余命3ヶ月の宣告から、半年が過ぎた頃の事です。

点滴台を押して病棟の廊下を歩いていると、喫煙所に良くタバコを吸いに来ていた年配の女性に会いました。

ほんの数週間前に入院していた時には一緒にタバコを吸って、笑いながら話した事もあったその女性がまるで別人のようになっていました。

もう、ひとりで歩くことが困難なようで、車椅子に乗せられ、看護師さんに付き添われていました。

すれ違う時、目が合いましたが、その目はどことなく淋しそうでした。

良く話していたAさんも別人のように

その女性に会った後、以前の入院で良く話しをしていたAさんの事を思い出しました。
『そういえばAさんはどうしているのだろう。
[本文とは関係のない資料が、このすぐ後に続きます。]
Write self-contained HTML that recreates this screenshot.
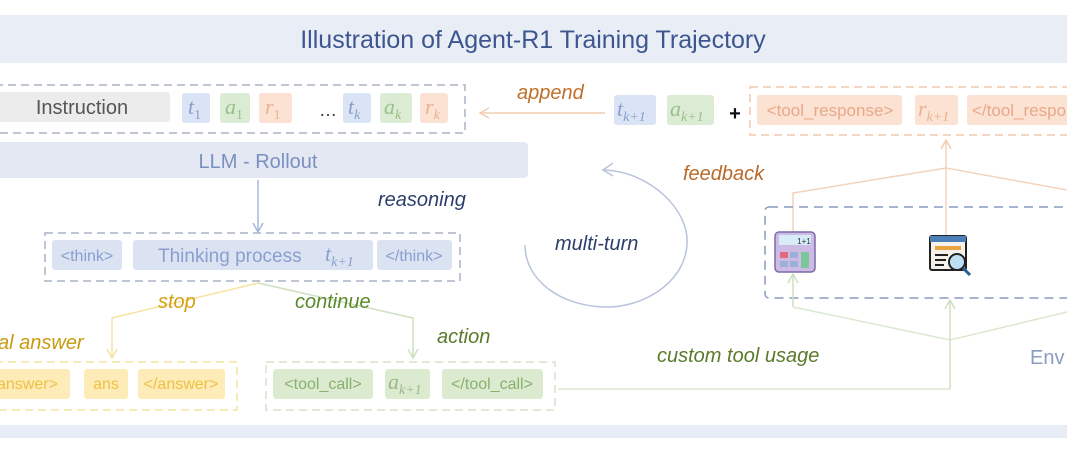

』と、病室の名札を見ながら歩いていると、Aさんの名札を見つけました。

懐かしい気持ちでAさんの病室に入ると、そこには身体を【く】の字にして横たわっているAさんの姿がありました。

Aさんは私とガンの種類は違いましたが、私と同じように胆汁を外に出していて、以前の入院では私より元気そうでした。

私は驚いて何も話をすることが出来ず、病室を出てきてしまいました。

それから数日後、Aさんは個室に移され、しばらくするとAさんの名札が外されていました。

健康な人には病気の人の心はわからない

私はこの2人の出来事で、末期がんの恐ろしさを目の当たりにし、一気に不安でいっぱいになってしまいました。
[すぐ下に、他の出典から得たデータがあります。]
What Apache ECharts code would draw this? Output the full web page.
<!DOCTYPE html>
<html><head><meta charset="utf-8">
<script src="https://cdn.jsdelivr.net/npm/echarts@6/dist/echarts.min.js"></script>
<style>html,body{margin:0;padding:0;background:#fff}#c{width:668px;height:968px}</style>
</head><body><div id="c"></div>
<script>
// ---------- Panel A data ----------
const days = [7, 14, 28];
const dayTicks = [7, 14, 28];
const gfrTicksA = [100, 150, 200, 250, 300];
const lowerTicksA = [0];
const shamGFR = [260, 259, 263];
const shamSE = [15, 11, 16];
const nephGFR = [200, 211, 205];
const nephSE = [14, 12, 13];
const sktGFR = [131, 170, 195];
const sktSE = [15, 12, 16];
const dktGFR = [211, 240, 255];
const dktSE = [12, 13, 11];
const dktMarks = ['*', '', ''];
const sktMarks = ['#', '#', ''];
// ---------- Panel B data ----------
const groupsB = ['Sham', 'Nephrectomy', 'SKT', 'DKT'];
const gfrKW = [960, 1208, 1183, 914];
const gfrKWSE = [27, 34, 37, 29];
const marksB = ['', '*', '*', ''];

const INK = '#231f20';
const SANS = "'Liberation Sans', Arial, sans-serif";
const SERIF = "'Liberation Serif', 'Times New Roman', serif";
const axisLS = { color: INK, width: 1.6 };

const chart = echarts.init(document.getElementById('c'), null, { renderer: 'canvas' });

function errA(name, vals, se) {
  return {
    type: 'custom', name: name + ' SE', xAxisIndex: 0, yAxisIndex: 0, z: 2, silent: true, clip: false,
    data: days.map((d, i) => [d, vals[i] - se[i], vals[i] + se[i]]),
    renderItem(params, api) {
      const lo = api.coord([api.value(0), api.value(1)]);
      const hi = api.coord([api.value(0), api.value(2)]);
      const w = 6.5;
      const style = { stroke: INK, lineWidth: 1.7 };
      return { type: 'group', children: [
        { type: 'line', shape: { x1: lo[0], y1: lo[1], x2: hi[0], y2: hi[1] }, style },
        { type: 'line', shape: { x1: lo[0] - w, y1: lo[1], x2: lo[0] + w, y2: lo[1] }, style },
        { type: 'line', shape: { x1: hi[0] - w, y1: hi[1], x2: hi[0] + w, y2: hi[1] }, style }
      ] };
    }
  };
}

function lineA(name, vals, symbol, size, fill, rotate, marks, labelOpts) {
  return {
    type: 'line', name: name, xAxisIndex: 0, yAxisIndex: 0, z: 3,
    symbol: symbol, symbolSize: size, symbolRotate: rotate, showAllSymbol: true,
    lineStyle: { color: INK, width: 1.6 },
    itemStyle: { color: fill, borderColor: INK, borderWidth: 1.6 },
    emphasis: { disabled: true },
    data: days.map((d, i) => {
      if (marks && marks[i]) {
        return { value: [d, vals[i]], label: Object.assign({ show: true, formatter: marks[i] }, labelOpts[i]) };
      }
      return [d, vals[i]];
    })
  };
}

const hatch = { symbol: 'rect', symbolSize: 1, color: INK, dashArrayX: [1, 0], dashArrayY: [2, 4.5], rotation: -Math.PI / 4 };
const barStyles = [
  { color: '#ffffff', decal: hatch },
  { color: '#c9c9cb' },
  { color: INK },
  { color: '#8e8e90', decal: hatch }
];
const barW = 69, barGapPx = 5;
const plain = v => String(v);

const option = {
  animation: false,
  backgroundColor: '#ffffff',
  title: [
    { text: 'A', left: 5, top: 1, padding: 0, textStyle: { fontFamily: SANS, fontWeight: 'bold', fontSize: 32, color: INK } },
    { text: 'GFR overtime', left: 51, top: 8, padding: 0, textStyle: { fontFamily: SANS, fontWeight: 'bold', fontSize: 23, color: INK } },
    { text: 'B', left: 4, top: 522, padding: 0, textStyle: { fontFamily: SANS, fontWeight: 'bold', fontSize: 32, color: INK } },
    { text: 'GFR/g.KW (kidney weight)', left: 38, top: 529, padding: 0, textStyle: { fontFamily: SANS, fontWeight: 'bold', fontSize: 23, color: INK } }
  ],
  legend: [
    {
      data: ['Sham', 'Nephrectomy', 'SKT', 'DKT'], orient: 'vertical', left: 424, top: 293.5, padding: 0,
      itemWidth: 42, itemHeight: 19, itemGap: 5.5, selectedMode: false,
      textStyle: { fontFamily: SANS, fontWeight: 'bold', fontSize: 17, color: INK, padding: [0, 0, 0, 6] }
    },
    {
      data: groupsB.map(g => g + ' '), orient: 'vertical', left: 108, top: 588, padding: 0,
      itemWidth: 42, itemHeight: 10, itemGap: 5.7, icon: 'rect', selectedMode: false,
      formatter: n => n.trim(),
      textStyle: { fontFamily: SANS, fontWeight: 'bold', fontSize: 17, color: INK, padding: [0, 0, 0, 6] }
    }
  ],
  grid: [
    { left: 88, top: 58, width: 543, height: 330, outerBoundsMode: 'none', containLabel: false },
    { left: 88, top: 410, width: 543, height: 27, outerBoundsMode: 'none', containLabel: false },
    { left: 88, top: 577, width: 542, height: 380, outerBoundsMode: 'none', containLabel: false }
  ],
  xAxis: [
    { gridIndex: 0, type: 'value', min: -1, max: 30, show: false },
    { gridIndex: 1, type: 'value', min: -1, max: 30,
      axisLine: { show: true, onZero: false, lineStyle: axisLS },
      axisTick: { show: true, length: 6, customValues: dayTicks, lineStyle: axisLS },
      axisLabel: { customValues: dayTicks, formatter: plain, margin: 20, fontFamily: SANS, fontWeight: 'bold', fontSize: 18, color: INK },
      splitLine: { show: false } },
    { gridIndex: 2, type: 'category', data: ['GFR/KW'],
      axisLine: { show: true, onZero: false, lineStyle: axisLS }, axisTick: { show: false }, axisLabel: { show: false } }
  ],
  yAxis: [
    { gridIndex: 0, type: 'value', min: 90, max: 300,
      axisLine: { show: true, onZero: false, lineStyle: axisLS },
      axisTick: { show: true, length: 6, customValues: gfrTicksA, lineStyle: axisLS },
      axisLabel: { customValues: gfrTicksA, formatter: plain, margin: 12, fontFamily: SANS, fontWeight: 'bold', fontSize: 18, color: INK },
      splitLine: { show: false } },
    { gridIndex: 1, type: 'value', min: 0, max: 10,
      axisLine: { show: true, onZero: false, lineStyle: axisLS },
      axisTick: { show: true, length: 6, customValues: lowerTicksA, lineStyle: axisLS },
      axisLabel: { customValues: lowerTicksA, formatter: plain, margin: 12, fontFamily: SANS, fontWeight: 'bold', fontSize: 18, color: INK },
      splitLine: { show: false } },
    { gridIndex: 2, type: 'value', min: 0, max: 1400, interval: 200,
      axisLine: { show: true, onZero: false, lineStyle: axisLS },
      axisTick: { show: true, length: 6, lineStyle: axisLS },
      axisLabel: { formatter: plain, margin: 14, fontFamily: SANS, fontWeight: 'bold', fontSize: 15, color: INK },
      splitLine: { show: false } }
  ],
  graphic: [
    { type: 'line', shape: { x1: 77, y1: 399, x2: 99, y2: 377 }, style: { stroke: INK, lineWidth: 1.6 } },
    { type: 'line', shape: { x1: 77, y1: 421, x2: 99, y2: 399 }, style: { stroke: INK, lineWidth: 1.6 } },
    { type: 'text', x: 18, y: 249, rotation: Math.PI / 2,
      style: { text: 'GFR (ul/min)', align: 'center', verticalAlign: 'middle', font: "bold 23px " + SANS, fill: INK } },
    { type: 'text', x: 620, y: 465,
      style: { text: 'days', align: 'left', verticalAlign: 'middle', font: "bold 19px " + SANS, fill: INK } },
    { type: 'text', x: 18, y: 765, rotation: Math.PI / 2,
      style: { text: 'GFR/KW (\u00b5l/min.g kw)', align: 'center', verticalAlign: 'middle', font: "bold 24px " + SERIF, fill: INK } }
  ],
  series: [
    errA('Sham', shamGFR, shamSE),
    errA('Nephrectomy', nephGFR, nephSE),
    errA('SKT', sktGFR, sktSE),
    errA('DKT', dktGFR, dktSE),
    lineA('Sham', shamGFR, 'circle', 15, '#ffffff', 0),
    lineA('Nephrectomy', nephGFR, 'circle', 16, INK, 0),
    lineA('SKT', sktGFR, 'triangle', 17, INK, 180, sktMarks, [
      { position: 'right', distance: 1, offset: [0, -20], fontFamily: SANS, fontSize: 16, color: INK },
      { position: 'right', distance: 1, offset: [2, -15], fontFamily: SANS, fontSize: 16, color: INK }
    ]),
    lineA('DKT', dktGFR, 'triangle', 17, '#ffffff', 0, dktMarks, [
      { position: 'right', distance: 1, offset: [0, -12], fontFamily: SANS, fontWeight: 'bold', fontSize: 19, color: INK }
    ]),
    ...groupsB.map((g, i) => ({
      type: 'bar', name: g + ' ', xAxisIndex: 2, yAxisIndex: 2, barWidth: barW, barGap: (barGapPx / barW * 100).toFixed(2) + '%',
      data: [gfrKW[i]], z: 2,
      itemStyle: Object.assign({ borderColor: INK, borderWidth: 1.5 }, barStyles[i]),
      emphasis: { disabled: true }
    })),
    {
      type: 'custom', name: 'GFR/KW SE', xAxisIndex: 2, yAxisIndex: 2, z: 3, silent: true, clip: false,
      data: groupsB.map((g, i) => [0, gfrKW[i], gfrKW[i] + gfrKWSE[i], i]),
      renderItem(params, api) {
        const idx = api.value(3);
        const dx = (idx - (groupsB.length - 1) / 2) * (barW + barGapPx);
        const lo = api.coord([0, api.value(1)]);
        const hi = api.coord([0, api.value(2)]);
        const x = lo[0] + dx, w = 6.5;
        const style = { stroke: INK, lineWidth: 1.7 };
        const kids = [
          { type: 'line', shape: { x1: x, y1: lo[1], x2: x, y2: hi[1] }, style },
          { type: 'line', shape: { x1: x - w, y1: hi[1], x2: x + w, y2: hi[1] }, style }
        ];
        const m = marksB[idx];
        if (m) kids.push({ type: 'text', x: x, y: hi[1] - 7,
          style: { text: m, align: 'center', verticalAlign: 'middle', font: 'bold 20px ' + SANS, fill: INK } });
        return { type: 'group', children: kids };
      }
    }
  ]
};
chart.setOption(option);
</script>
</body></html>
私のように長い間、入退院を繰り返していると、患者さん御本人や、ご家族の方などいろいろな方々と話しをする機会が多くあります。

今でも、この世を去った多くのがん患者さんの面影が脳裏に残り、目を閉じると、ひとりひとりの思い出がよみがえってきます。

【健康な人には病気の人の心はわからない】

この言葉は、あるがん患者さんから聞いた言葉ですが、私も元末期がん患者の一人としてとても同感出来ます。